China has moved quickly this week to silence any discussion about the so-called Panama Papers and information about the use of tax havens by the families of at least eight current and former members of the party’s Politburo Standing Committee, its top decision-makers. But the disclosures, by the International Consortium of Investigative Journalists, keep coming.
On Wednesday, the ICIJ said that among those relatives of Chinese leaders who have offshore holdings are: Deng Jiagui, the brother-in-law of President Xi Jinping; Lee Shing Put, a son-in-law of Standing Committee member Zhang Gaoli; Zeng Qinghuai, a brother of former Chinese Vice President Zeng Qinghong; and Li Xiaolin, the daughter of former Premier Li Peng.
Massive wealth accumulated by the families of China’s ruling party members has long been a big concern in China, but also a topic on which discussion is tightly controlled.
While most Chinese publications have been silent about the Panama Papers story, a popular party-backed newspaper, the Global Times, ran an editorial in English and Chinese this week that alleged the massive document dump overwhelmingly focused on non-Western leaders.
According to documents obtained by the ICIJ, Deng Jiagui became the sole director and shareholder of one offshore company in 2004 and two more in 2009. The “shelf companies” — corporations that have no activity — were in the inventory of Mossack Fonseca, the law firm at the center of the document dump. The ICIJ said that by the time Xi Jinping became president in 2013, the companies were dormant.
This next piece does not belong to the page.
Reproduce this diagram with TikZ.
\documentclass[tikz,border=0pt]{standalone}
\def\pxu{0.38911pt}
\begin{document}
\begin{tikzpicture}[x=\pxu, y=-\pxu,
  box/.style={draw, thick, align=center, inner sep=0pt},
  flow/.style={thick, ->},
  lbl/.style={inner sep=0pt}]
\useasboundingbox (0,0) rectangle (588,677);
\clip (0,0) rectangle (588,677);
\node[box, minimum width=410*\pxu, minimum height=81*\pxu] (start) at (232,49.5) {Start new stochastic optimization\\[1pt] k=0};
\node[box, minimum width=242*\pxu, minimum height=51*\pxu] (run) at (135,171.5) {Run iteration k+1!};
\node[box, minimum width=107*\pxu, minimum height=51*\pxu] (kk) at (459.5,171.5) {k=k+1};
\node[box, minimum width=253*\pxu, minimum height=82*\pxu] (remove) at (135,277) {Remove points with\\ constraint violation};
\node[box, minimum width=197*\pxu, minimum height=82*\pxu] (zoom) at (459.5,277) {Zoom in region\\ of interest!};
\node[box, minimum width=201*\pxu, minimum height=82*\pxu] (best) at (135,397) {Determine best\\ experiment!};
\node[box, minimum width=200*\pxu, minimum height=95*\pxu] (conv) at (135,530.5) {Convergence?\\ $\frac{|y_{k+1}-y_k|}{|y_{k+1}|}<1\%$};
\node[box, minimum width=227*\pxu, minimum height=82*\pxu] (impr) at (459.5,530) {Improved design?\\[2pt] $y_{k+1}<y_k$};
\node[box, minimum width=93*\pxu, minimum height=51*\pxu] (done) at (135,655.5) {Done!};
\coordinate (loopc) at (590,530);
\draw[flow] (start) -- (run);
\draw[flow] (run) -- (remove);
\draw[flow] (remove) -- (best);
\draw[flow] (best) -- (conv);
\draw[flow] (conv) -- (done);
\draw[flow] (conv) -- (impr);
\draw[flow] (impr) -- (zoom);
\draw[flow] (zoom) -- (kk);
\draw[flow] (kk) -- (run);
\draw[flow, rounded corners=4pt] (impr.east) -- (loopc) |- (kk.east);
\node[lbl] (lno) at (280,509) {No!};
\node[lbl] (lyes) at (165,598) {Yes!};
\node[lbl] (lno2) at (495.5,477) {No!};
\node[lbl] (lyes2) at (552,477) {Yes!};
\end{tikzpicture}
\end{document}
Deng Jiagui and Li Xiaolin have been mentioned in previous documents that the ICIJ released about offshore holdings.
When asked about the information earlier this week, a Chinese Foreign Ministry spokesman said he had no comment.
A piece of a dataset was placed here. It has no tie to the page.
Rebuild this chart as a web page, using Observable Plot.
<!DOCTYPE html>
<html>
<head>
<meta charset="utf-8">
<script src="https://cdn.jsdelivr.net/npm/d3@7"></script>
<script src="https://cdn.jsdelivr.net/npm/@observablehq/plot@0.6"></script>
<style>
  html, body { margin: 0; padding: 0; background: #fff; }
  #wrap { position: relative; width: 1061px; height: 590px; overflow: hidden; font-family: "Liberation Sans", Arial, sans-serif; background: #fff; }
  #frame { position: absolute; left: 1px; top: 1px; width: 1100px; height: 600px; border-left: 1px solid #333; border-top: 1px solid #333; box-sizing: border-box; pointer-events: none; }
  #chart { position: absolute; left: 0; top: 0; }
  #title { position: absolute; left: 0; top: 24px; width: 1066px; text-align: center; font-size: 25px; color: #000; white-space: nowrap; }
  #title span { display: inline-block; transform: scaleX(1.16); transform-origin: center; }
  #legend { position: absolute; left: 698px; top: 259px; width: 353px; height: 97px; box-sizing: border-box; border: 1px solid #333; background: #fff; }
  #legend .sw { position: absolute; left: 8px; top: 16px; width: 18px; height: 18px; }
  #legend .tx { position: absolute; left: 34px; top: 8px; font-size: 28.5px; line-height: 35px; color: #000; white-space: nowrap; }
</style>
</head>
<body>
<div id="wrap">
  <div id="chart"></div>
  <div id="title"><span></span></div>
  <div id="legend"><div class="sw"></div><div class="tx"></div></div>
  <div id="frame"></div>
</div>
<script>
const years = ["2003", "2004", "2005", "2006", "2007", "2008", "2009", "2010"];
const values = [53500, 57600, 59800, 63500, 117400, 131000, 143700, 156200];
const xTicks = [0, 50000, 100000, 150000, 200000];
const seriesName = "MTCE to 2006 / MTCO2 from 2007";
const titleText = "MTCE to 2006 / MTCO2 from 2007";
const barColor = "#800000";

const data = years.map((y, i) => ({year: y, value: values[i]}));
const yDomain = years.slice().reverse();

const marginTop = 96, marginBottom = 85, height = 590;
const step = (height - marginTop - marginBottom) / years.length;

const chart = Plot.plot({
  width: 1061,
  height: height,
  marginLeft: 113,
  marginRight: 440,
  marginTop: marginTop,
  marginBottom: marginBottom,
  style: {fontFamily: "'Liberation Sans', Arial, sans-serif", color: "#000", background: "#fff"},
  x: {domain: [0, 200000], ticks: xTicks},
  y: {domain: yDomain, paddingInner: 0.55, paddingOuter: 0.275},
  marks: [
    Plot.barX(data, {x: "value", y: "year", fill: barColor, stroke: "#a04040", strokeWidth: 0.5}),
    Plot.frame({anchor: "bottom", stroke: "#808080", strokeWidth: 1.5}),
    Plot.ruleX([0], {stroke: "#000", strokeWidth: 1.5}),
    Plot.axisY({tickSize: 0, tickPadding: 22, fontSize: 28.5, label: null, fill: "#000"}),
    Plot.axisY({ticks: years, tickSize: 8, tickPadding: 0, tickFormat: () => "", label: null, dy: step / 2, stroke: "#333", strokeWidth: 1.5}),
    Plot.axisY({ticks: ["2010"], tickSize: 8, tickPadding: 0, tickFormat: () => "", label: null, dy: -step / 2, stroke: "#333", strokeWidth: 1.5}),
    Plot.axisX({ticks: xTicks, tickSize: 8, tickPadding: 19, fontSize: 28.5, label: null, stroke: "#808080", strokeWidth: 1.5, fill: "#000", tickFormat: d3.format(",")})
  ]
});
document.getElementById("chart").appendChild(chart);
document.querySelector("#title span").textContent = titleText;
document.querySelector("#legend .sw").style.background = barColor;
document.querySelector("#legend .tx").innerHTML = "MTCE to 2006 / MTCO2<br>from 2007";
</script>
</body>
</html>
In recent years Xi has carried out a high-profile campaign against corrupt officials, publicizing some prosecutions in state media as evidence that the Communist Party is serious about punishing graft. However, authorities also have aggressively censored news stories by foreign publications that explore the overseas investments and financial gains by top officials and their relatives.
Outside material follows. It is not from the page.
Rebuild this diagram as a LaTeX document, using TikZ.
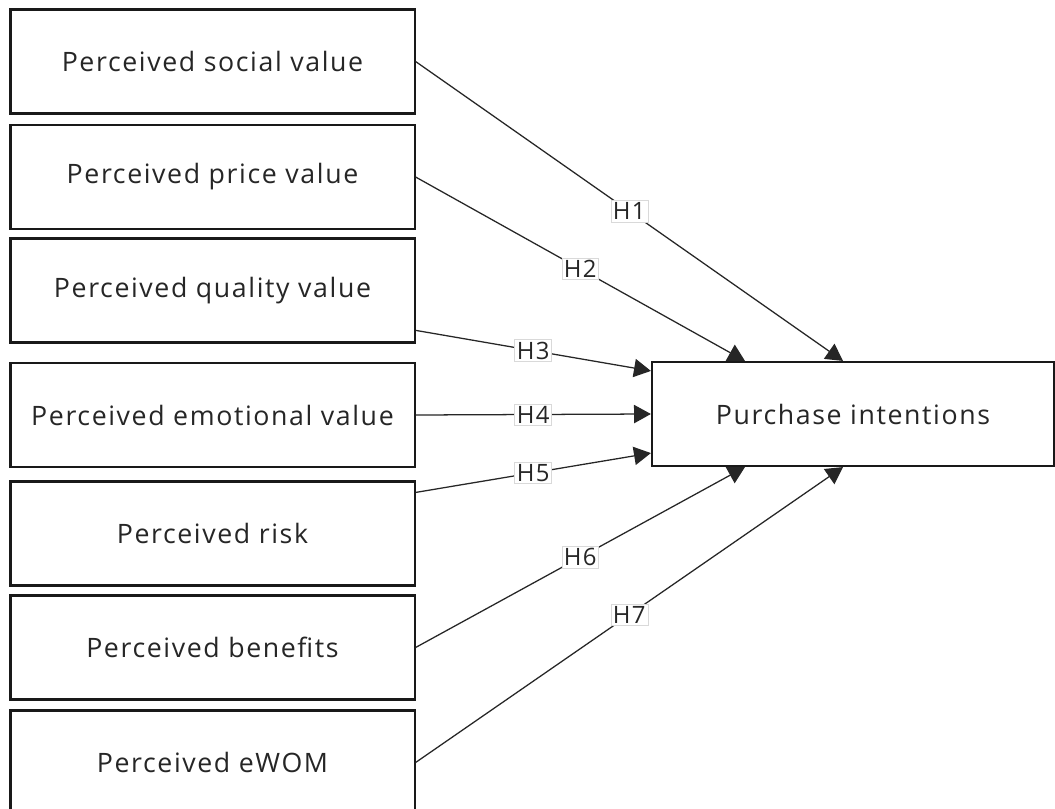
\documentclass[tikz,border=0pt]{standalone}
\usepackage{fontspec}
\setmainfont{Open Sans}[LetterSpace=6]
\usetikzlibrary{arrows.meta}
\begin{document}
\begin{tikzpicture}[x=0.025cm, y=-0.025cm,
        box/.style={rectangle,draw,line width=1.5pt,black!90,fill=white,
      minimum width=10.1cm,minimum height=2.6cm,inner sep=0pt,
      font=\fontsize{19}{22}\selectfont,text=black!85},
        hyp/.style={fill=white,draw=black!15,line width=0.4pt,inner sep=1.5pt,
      font=\fontsize{17}{20}\selectfont,text=black!85},
        unidirectional/.style={line width=0.9pt,black!85,
      -{Triangle[length=12pt,width=13pt]}}]

        \clip (0,0) rectangle (1055,809);
        \fill [white] (0,0) rectangle (1055,809);

	\node [box] (s1) at (212.5, 61.5)      {Perceived social value};
        \node [box] (s2) at (212.5, 177)       {Perceived price value};
        \node [box] (s3) at (212.5, 290.5)     {Perceived quality value};
        \node [box] (s4) at (212.5, 415)       {Perceived emotional value};
        \node [box] (s5) at (212.5, 533.5)     {Perceived risk};
        \node [box] (s6) at (212.5, 647.5)     {Perceived benefits};
        \node [box] (s7) at (212.5, 762.5)     {Perceived eWOM};
        \node [box, minimum width=10.05cm] (pi) at (853, 414) {Purchase intentions};

        \path [unidirectional] (s1.east) edge node [hyp] {H1} ([xshift=-0.25cm]pi.north);
        \path [unidirectional] (s2.east) edge node [hyp] {H2} ([xshift=-2.7cm]pi.north);
        \path [unidirectional] ([yshift=0.33cm]s3.south east) edge node [hyp] {H3} ([yshift=-0.25cm]pi.north west);
        \path [unidirectional] (s4.east) edge node [hyp] {H4} (pi.west);
        \path [unidirectional] ([yshift=-0.3cm]s5.north east) edge node [hyp] {H5} ([yshift=0.35cm]pi.south west);
        \path [unidirectional] (s6.east) edge node [hyp] {H6} ([xshift=-2.7cm]pi.south);
        \path [unidirectional] (s7.east) edge node [hyp] {H7} ([xshift=-0.25cm]pi.south);
\end{tikzpicture}
\end{document}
On a VOA Mandarin call-in talk show that aired Wednesday, a caller surnamed Peng said, “The saddest thing is the attitude taken by the Chinese government. They tried to cover up, to block the news, in order to ‘maintain stability.’ Their so-called anti-corruption campaigns are fake, because it is institutional corruption. Officials under this system cannot survive without corruption.”
A panelist on the program, economist and news commentator He Qinglian, said offshore accounts are not against the law in China. He noted, “China is concerned about whether the source of the money is legal. What is exposed by the Panama Papers is really just the tip of the iceberg.”
Putting money in offshore accounts is not necessarily illegal; such accounts can be used to establish legal tax shelters or ease international business deals. But the report says the documents show banks, law firms and other offshore players often fail to follow legal requirements to make sure their clients are not involved in criminal enterprises, tax dodging or political corruption.